Digital Sourcing Panels Policy

The Digital Sourcing Panels Policy encourages competition and makes using panels easier and clearer. It helps government buyers use digital panels and enables new sellers to join panels more often. This policy is guided by principles that support a flexible government and an environment that fosters digital.


The Digital Sourcing Panels Policy (the policy) is effective 1 July 2019 and supports the Digital Sourcing Framework

The policy applies to Non-Corporate Commonwealth Entities, as defined by the Public Governance, Performance and Accountability Act 2013. Corporate Commonwealth Entities may choose to apply the policy.

The policy is designed for new or updated digital (including ICT) multi-supplier panel arrangements (panels). Multi-supplier panels have 2 or more sellers. Updated is defined as any of the following: opening a panel to new sellers; any change to categories, terms, head agreements, exercising extension options, or making substantial changes to a panel.

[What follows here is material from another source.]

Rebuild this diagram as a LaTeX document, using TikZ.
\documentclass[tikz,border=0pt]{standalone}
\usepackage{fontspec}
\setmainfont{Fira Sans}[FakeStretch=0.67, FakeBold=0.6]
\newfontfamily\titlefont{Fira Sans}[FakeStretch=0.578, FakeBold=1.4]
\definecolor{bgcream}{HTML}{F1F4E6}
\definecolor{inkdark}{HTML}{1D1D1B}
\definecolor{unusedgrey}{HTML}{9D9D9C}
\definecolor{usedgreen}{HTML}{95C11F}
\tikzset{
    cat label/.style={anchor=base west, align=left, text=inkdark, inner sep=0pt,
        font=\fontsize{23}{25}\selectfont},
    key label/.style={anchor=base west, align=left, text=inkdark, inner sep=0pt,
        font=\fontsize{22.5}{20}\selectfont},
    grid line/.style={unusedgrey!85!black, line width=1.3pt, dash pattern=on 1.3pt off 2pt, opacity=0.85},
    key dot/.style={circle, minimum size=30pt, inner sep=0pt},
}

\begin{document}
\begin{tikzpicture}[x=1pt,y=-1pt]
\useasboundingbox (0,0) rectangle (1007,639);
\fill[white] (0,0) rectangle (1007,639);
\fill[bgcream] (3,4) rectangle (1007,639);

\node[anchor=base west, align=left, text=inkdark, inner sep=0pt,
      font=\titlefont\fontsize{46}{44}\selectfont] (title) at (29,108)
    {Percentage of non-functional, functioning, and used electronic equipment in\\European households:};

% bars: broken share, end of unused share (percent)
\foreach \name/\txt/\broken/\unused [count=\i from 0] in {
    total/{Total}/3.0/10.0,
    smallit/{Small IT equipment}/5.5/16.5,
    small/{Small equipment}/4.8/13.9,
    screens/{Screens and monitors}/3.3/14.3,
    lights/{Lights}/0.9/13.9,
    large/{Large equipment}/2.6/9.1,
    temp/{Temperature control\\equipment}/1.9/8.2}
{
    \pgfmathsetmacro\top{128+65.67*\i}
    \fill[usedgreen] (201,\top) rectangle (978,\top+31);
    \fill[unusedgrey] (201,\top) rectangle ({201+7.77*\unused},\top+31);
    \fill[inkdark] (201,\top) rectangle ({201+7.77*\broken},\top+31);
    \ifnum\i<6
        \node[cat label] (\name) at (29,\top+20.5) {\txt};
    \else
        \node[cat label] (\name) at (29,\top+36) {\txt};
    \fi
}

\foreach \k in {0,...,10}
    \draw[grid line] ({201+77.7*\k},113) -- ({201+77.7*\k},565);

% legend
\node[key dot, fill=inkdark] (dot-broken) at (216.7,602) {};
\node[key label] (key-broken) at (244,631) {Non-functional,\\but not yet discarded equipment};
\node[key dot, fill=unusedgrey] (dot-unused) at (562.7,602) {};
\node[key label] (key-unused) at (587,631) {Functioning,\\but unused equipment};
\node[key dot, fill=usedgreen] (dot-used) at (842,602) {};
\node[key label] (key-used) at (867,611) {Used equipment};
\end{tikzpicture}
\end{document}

The Australian Government agreed to the ICT Procurement Taskforce recommendation for the ‘immediate simplification of a range of ICT procurement practices for agencies, including reforms to ICT procurement panel arrangements.’

The policy delivers on this recommendation for panels and aims to:

  • modernise panels
  • make panels easy to use for buyers and sellers
  • improve access to emerging products and services
  • reduce costs and duplication

The policy does this by creating a panel certification scheme supported by 8 principles (we will publish the list of categorised panels on our website prior to this policy taking effect on 1 July 2019).

The certification scheme helps agencies be recognised as digital sourcing leaders who provide panels that meet the modern expectations of buyers. These panels will attract more buyers and provide them with opportunities for buying the latest technology.

Having certified panels will help agencies attract interest from sellers who are seeking a better experience when selling to government.

Principles of the policy

The principles form the basis for certification assessments. Your panel must meet the 8 principles below:

  1. avoid duplicating existing panels or categories within panels
  2. be for commonly used, clearly defined products and services
  3. be open to all agencies with multi-agency access clauses
  4. be easy to find by being registered on our website
  5. aim to have consistent and user-centred design for requests for quotes, templates, terms and conditions and reporting
  6. be regularly monitored and assessed, to ensure it is operating as intended
  7. be open at least annually for sellers to apply to join
  8. allow for regular updates of pricing and categories

Further information on the principles will be available in guidance prior to this policy taking effect on 1 July 2019.

Certification of panels

The policy creates a panel certification scheme. This certification scheme is designed to make it easy to find modern panels that meet the 8 principles. In the below scenarios, agencies apply for certification by submitting their assessment form to us:

  • Creating a panel: upon making a decision to create a panel, they apply for certification. This should be done prior to undergoing an open tender process.
  • Updating a panel: upon making a decision to update an existing panel, they apply for certification.

If agencies wish to certify an existing panel without updating it, they may apply for certification at any time.

The assessment form will be available on our website prior to this policy taking effect on 1 July 2019. We will review applications against the 8 principles of the policy. Panels will be assessed as belonging to 1 of 3 categories: Digital Certified, Digital Mandatory Whole-of-Government or Non-Certified.

  • Digital Certified panels are assessed as meeting the principles of the policy
  • Digital Mandatory Whole-of-government panels are assessed as those defined under section 4.9-4.10 of the Commonwealth Procurement Rules
  • Non-Certified panels are all panels that do not fit into the former categories as they do not yet meet the requirements of digital certification


You may choose to appeal a panel certification assessment. If you wish to make an appeal, you will need to follow the steps below:

  1. You may seek to have your assessment amended by submitting evidence that was not included at the time of your initial assessment
  2. If the initial assessment is upheld, you may lodge an appeal with us. We will notify you of the outcome of this appeal
  3. You may have your minister seek a review of the appeal outcome from the Minister with responsibility for Digital Transformation

Guidance, tools and templates

You will be able to access guidance and tools to help you apply the policy on our website prior to this policy taking effect on 1 July 2019.